Las expectativas generan beneficios
Estas semanas el antiviral de la compañía Gilead, Remdesivir, ha protagonizado una montaña rusa. La Organización Mundial de la Salud publicó, brevemente, unos resultados sobre un ensayo chino con esta molécula que mostraban escasos resultados en pacientes de COVID-19. La farmacéutica, que cayó en la bolsa, respondió inmediatamente a las informaciones y los datos fueron despublicados. Gilead había experimentado un fuerte empujón en su cotización cuando se anunciaron los primeros indicios de que su producto podía funcionar.
Días más tarde, la compañía informó de que tenía resultados prometedores en otro estudio a cargo del Instituto Nacional de Alergias y Enfermedades Infecciosas de EEUU (NIAID), incluso antes de que la propia institución hablara. Los resultados no han sido revisados o aceptados todavía por una publicación científica. El comunicado de la NIAID hablaba de que aceleraba la recuperación de pacientes graves. Otra vez, arriba las acciones. Pero, horas después, apareció, esta vez sí revisado y bajo el paraguas de The Lancet, un estudio que aseguraba que el Remdesivir no aporta beneficios clínicos significativos. Cotización a la baja de nuevo.
“La empresas tienen sus estrategias de marketing y obtienen beneficios solo con la creación de expectativas”, cuenta Vanessa López, presidenta del movimiento Salud por Derecho. En este sentido, la empresa Roche ha visto subir sus acciones, primero, al obtener permiso para probar un test de coronavirus en EEUU el 14 de marzo. Luego recibió otro empujón bursátil el 17 de abril al anunciar que tenía una prueba serológica para la COVID-19. “Por eso las autoridades públicas tienen que ser muy cautelosas a la hora de conceder autorizaciones y hacer compras de productos”, incide López.
Este jueves se publicitó que un estudio clínico llevado a cabo en la red de hospitales públicos de París ofrecía “resultados alentadores” en el uso del tocilizumab, un inmunodepresor de la misma multinacional suiza, con enfermos de COVID-19. Estos dos fármacos, de Roche y Gilead, fueron diseñados y se producen para otras patologías.
El Remdesivir, contra el ébola (aunque no había culminado su proceso de autorización). El tocilizumab, para trastornos autoinmunes como la artritis reumatoide. Esto ha hecho que un grupo de investigadores de la Universidad de Liverpool, el Imperial College de Londres, la Universidad de Howard y el Instituto Burnet de Australia haya señalado que, si la utilización de fármacos ya existentes se demostrara eficaz contra la COVID-19, “podrían producirse, y dar beneficios, a muy bajo coste, por mucho menos de su precio comercial actual”.

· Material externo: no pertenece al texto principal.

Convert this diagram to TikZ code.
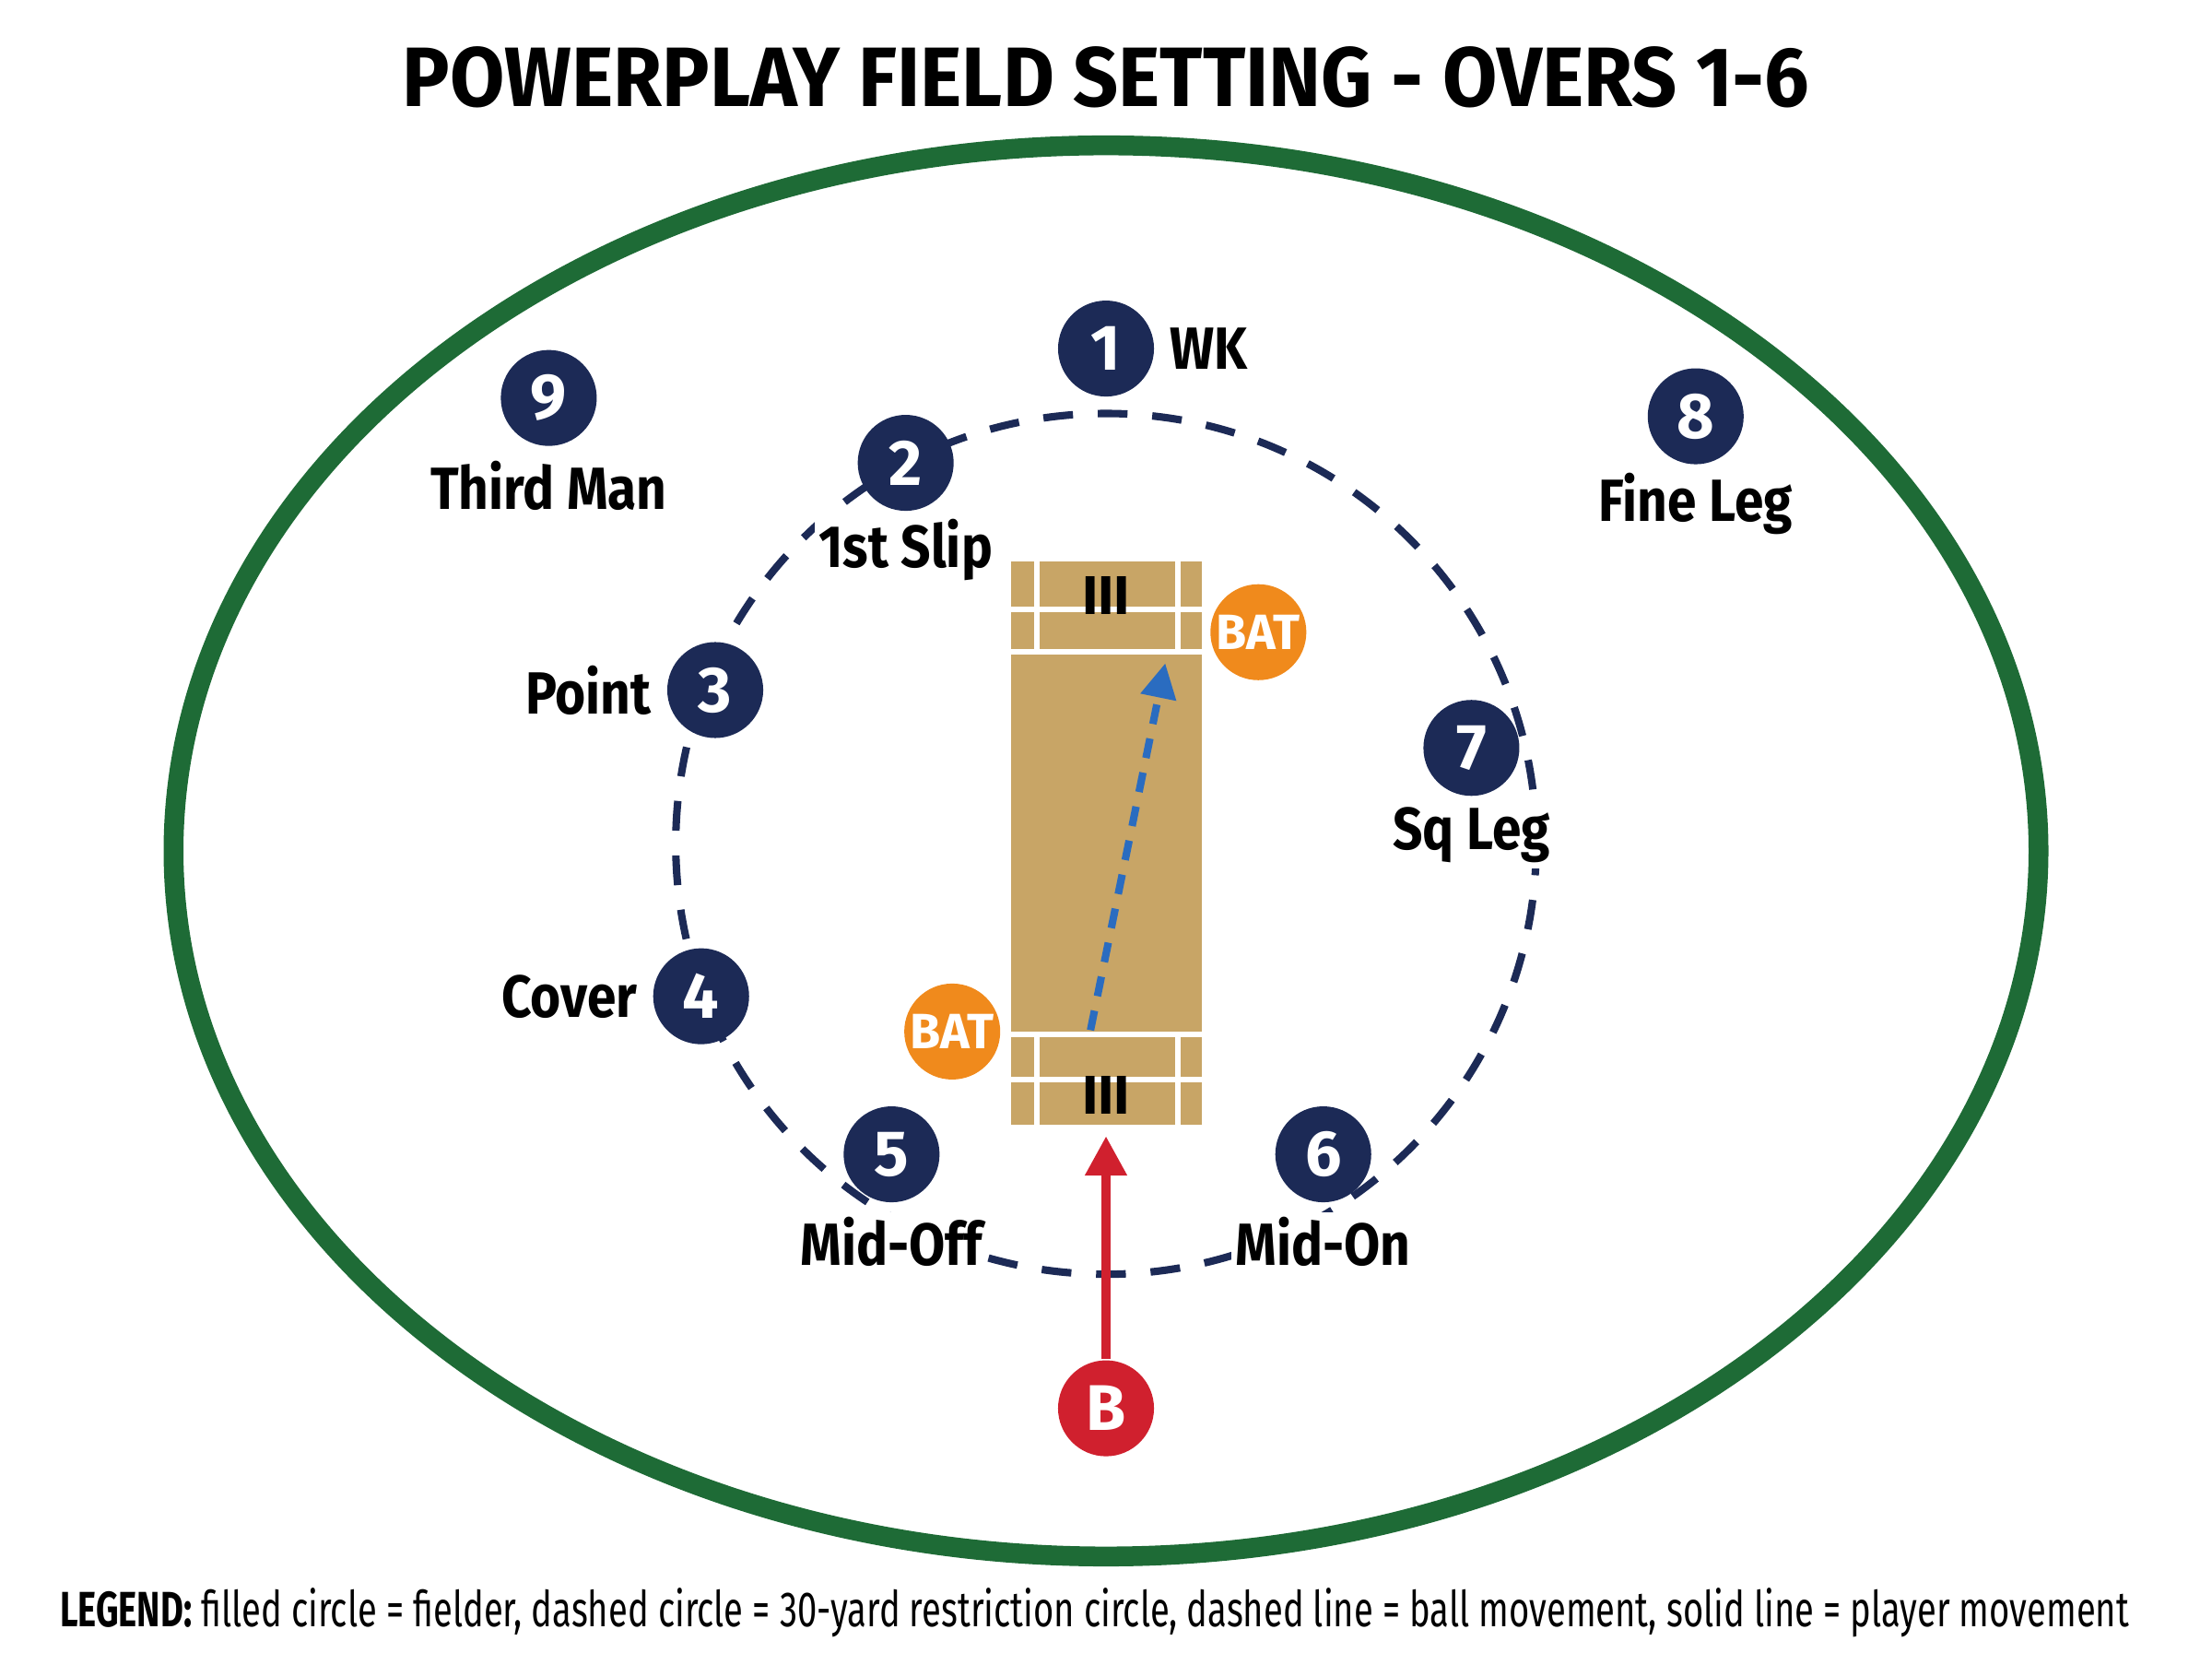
\documentclass[tikz,border=0pt]{standalone}
\usepackage{fontspec}
\setmainfont{Fira Sans}
\usetikzlibrary{arrows.meta}
\definecolor{navy}{HTML}{1C2A56}
\definecolor{field}{HTML}{1E6B36}
\definecolor{pitch}{HTML}{C8A566}
\definecolor{batc}{HTML}{F08A1C}
\definecolor{bowl}{HTML}{D0202E}
\definecolor{ballc}{HTML}{2A6CC0}
\tikzset{
    fielder/.style={shape=circle, fill=navy, text=white, minimum size=0.68cm, inner sep=0pt, font=\bfseries\fontsize{13}{13}\selectfont},
    bat/.style={shape=circle, fill=batc, text=white, minimum size=0.68cm, inner sep=0pt, font=\bfseries\fontsize{10}{10}\selectfont},
    poslabel/.style={fill=white, inner sep=1pt, xscale=0.88, font=\bfseries\fontsize{12}{12}\selectfont},
    crease/.style={white, line width=1.2pt}
}
\begin{document}
\begin{tikzpicture}[x=1cm,y=1cm]
    \useasboundingbox (0,0) rectangle (15.68,-11.71);

    % title
    \node[xscale=0.94, font=\bfseries\fontsize{17}{17}\selectfont] (title) at (7.84,-0.55) {POWERPLAY FIELD SETTING - OVERS 1-6};

    % boundary and 30-yard circle
    \draw[field, line width=4pt] (7.84,-6.03) ellipse (6.61 and 5.0);
    \draw[navy, line width=1.5pt, dash pattern=on 6pt off 5pt] (7.84,-5.98) circle (3.05);

    % pitch
    \fill[pitch] (7.17,-3.98) rectangle (8.52,-7.97);
    \draw[crease] (7.17,-4.32) -- (8.52,-4.32);
    \draw[crease] (7.17,-4.62) -- (8.52,-4.62);
    \draw[crease] (7.35,-3.98) -- (7.35,-4.62);
    \draw[crease] (8.35,-3.98) -- (8.35,-4.62);
    \draw[crease] (7.17,-7.33) -- (8.52,-7.33);
    \draw[crease] (7.17,-7.65) -- (8.52,-7.65);
    \draw[crease] (7.35,-7.33) -- (7.35,-7.97);
    \draw[crease] (8.35,-7.33) -- (8.35,-7.97);
    \node[font=\bfseries\fontsize{11}{11}\selectfont] (stumpsA) at (7.84,-4.22) {III};
    \node[font=\bfseries\fontsize{11}{11}\selectfont] (stumpsB) at (7.84,-7.76) {III};

    % fielders
    \node[fielder] (f1) at (7.84,-2.47) {1};
    \node[fielder] (f2) at (6.42,-3.28) {2};
    \node[fielder] (f3) at (5.07,-4.89) {3};
    \node[fielder] (f4) at (4.97,-7.06) {4};
    \node[fielder] (f5) at (6.32,-8.18) {5};
    \node[fielder] (f6) at (9.38,-8.18) {6};
    \node[fielder] (f7) at (10.43,-5.30) {7};
    \node[fielder] (f8) at (12.02,-2.95) {8};
    \node[fielder] (f9) at (3.89,-2.82) {9};

    \node[poslabel, anchor=west] (l1) at ([xshift=2pt]f1.east) {WK};
    \node[poslabel] (l2) at (6.42,-3.90) {1st Slip};
    \node[poslabel, anchor=east] (l3) at ([xshift=-2pt]f3.west) {Point};
    \node[poslabel, anchor=east] (l4) at ([xshift=-2pt]f4.west) {Cover};
    \node[poslabel] (l5) at (6.32,-8.80) {Mid-Off};
    \node[poslabel] (l6) at (9.38,-8.80) {Mid-On};
    \node[poslabel] (l7) at (10.43,-5.92) {Sq Leg};
    \node[poslabel] (l8) at (12.02,-3.57) {Fine Leg};
    \node[poslabel] (l9) at (3.89,-3.44) {Third Man};

    % batsmen and bowler
    \node[bat] (bat1) at (8.92,-4.48) {BAT};
    \node[bat] (bat2) at (6.75,-7.31) {BAT};
    \node[fielder, fill=bowl] (bowler) at (7.84,-9.98) {B};
    \coordinate (release) at (7.73,-7.30);
    \coordinate (target) at (8.26,-4.70);
    \coordinate (crease) at (7.84,-8.05);

    \draw[bowl, line width=2pt, -{Triangle[length=8pt,width=8pt]}] (bowler) -- (crease);
    \draw[ballc, line width=1.5pt, dash pattern=on 4pt off 3pt, -{Triangle[length=7pt,width=7pt]}] (release) -- (target);

    % legend
    \node[anchor=west, xscale=0.71, inner sep=0pt, font=\fontsize{10}{10}\selectfont] (legend) at (0.42,-11.43) {\textbf{LEGEND:} filled circle = fielder, dashed circle = 30-yard restriction circle, dashed line = ball movement, solid line = player movement};
\end{tikzpicture}
\end{document}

Consciente de que esto es un problema, la Comisión Europea inicia este lunes 4 de mayo una campaña para captar 7.500 millones de euros destinados a la prevención, diagnóstico y tratamiento de la pandemia. “Necesitamos una vacuna”, decía la presidenta de la Comisión, Ursula von der Leyen. “Necesitamos producirla y desplegarla por cada rincón del mundo. Y tenerla dispuesta a precios asequibles”, remataba la política alemana.
Vanessa López entiende que si los fármacos que se demuestren útiles contra la pandemia han recibido fondos públicos, “los gobiernos deben poner las reglas de juego para saber cuánto se ha invertido y hallar así un precio razonable que no se base en una patente de exclusividad, de modo que los tratamientos puedan llegar a toda la población”.